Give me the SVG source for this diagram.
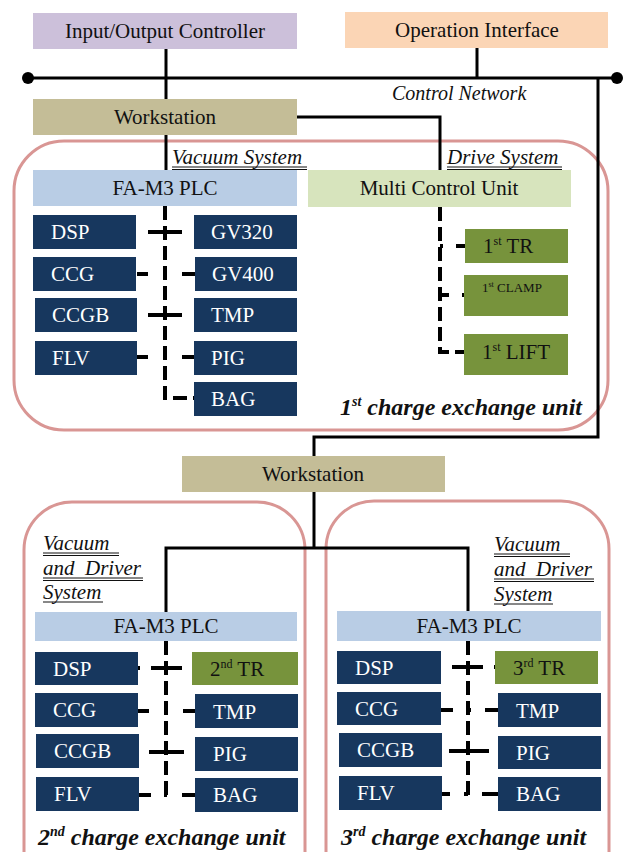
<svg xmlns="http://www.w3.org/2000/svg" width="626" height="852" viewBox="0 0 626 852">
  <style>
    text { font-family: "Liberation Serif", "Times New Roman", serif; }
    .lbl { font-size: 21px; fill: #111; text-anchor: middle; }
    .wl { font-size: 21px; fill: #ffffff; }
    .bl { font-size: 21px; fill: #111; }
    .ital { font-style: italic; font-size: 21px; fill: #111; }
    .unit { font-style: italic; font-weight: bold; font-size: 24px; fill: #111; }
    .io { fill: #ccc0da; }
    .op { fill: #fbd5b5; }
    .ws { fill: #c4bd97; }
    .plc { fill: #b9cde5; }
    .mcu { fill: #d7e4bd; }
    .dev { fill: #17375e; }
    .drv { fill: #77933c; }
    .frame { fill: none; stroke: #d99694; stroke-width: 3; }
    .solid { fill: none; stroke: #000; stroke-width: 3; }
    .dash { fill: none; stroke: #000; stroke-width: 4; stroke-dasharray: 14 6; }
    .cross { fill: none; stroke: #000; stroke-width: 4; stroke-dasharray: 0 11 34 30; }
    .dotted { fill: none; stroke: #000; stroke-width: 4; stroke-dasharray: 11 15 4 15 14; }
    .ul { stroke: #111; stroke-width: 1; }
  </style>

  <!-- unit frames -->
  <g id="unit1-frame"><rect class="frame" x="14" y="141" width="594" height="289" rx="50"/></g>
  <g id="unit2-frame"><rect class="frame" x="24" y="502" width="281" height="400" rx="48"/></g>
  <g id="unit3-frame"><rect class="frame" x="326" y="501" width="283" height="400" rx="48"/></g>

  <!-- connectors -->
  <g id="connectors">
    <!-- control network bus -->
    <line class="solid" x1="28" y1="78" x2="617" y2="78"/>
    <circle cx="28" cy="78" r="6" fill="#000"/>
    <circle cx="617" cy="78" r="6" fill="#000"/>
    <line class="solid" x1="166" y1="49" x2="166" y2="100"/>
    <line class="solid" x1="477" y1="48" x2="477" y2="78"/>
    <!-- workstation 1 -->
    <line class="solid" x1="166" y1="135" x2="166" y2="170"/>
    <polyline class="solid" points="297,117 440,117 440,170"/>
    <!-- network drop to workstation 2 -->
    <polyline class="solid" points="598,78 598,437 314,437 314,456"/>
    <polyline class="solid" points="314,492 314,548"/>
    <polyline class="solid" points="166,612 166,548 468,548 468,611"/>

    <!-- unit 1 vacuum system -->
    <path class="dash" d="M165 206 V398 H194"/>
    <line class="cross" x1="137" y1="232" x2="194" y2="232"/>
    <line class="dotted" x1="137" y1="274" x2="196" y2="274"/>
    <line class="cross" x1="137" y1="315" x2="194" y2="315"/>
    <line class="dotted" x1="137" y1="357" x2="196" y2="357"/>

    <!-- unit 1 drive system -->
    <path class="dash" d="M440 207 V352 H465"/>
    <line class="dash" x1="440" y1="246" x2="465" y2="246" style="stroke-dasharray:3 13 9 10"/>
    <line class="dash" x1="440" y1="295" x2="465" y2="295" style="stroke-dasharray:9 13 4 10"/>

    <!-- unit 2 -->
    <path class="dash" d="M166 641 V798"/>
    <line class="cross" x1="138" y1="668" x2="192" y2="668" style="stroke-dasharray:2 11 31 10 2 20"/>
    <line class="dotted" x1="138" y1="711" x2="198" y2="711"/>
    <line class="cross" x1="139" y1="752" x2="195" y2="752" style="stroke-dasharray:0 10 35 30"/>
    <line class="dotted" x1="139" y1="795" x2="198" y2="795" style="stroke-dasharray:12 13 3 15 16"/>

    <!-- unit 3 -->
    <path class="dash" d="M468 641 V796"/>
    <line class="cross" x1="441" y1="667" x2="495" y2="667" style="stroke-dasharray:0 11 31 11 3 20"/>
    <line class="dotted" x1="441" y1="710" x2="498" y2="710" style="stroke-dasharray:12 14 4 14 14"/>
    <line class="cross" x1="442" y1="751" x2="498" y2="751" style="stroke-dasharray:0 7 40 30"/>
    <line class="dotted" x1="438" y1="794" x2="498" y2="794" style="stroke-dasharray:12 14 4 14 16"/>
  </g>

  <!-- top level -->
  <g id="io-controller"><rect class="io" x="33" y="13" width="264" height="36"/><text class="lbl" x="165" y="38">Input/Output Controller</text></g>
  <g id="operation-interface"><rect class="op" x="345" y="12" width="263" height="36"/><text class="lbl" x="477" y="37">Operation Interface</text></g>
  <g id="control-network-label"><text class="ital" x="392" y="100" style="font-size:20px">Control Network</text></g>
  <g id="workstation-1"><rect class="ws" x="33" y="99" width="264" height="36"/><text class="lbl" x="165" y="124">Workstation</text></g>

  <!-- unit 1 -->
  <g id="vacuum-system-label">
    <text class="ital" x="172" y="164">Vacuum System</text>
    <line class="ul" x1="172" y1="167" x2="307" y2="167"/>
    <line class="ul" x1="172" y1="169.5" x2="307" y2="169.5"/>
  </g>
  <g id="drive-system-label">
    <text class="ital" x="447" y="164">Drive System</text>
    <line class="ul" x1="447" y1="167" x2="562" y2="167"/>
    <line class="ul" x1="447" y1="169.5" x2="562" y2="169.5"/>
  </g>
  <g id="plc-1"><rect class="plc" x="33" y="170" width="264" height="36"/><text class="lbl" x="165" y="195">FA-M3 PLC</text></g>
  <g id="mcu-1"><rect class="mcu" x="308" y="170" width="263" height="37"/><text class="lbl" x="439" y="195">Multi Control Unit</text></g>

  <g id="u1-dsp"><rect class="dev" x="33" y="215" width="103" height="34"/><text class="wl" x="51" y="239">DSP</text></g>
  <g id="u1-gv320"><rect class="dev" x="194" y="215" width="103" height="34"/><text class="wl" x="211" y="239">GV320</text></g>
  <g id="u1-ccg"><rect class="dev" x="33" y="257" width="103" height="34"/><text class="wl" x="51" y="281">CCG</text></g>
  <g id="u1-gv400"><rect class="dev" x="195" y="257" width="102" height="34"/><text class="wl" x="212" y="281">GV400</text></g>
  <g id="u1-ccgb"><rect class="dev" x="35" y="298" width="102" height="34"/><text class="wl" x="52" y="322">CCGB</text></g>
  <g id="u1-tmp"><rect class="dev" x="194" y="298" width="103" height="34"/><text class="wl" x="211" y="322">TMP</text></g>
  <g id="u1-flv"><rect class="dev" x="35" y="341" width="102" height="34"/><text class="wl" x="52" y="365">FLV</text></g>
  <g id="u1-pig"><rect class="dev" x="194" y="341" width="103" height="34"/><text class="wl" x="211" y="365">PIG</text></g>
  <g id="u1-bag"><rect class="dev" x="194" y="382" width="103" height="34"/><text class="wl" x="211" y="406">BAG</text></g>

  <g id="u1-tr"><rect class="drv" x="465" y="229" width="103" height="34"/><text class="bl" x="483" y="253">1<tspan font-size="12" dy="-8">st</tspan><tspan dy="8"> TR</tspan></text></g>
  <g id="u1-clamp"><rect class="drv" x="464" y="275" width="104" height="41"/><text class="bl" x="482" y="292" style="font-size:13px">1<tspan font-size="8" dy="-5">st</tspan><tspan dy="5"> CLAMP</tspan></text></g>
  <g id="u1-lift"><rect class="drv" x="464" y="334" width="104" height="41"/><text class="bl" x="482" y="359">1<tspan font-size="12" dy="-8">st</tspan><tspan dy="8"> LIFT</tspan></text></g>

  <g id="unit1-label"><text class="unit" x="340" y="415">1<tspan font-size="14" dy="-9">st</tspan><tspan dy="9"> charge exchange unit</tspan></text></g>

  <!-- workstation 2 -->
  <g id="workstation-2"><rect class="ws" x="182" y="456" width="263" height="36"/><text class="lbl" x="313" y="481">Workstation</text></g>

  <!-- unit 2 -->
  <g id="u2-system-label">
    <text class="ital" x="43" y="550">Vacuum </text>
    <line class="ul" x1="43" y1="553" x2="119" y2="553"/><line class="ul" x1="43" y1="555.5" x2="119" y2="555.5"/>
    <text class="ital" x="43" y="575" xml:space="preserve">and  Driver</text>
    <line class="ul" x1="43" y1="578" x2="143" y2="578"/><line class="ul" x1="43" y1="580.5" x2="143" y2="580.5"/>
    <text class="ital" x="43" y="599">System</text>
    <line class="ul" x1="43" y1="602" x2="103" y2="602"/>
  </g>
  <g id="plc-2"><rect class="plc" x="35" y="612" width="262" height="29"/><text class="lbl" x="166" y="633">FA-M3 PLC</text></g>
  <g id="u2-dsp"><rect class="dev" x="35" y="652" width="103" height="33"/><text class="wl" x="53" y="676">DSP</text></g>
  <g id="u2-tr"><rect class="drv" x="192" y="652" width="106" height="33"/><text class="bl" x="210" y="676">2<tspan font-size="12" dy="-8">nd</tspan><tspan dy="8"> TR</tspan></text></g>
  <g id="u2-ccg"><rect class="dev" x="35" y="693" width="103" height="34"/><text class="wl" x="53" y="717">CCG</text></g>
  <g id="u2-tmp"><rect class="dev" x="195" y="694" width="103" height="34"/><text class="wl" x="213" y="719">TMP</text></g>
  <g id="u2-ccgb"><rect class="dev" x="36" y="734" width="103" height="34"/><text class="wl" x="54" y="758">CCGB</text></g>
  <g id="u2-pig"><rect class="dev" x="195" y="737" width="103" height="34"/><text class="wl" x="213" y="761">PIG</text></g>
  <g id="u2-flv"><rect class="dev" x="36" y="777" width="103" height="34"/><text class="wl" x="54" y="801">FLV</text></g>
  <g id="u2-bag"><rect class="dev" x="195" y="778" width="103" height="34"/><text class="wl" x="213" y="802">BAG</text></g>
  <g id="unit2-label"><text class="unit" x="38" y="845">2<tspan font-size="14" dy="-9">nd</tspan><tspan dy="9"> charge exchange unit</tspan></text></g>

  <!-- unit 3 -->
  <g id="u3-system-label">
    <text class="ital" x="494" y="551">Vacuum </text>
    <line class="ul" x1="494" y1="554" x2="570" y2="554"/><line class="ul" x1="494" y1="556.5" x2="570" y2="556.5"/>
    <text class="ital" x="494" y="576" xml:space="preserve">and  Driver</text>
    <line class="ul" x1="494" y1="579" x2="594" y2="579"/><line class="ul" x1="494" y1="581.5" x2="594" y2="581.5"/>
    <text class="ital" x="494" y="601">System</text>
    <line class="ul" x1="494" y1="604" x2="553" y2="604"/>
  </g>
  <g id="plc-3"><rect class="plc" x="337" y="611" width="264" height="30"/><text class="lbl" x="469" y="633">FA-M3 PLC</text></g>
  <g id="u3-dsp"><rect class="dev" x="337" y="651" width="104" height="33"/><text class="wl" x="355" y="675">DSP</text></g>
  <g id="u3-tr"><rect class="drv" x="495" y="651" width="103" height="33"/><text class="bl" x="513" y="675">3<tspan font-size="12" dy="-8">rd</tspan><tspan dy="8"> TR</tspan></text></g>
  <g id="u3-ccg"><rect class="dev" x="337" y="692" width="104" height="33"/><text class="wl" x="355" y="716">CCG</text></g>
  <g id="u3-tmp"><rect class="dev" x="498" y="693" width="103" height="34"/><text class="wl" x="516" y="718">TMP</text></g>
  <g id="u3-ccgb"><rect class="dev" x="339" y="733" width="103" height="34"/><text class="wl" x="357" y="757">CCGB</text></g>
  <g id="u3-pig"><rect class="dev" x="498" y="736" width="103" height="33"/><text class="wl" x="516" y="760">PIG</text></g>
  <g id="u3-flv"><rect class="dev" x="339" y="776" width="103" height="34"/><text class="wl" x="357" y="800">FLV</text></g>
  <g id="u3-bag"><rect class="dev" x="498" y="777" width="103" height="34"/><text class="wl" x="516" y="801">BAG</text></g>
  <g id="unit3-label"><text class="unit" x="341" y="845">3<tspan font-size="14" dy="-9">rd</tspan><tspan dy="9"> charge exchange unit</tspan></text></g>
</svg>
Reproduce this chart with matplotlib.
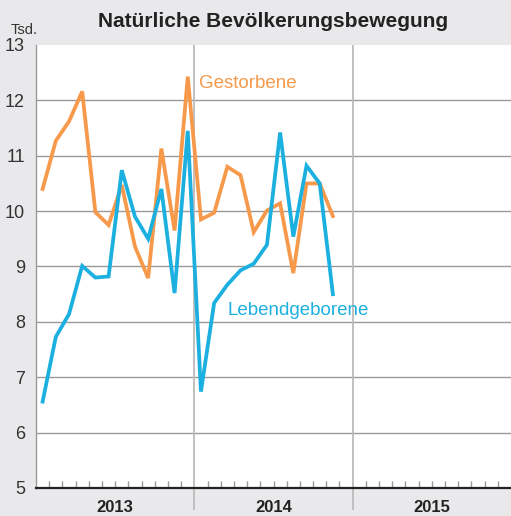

- **DIRECTION**
Using the listing, copy every line where the word "this" shows up.

- **FINAL ANSWER**
Give me the SVG source for this diagram.
Reproduce this chart with matplotlib.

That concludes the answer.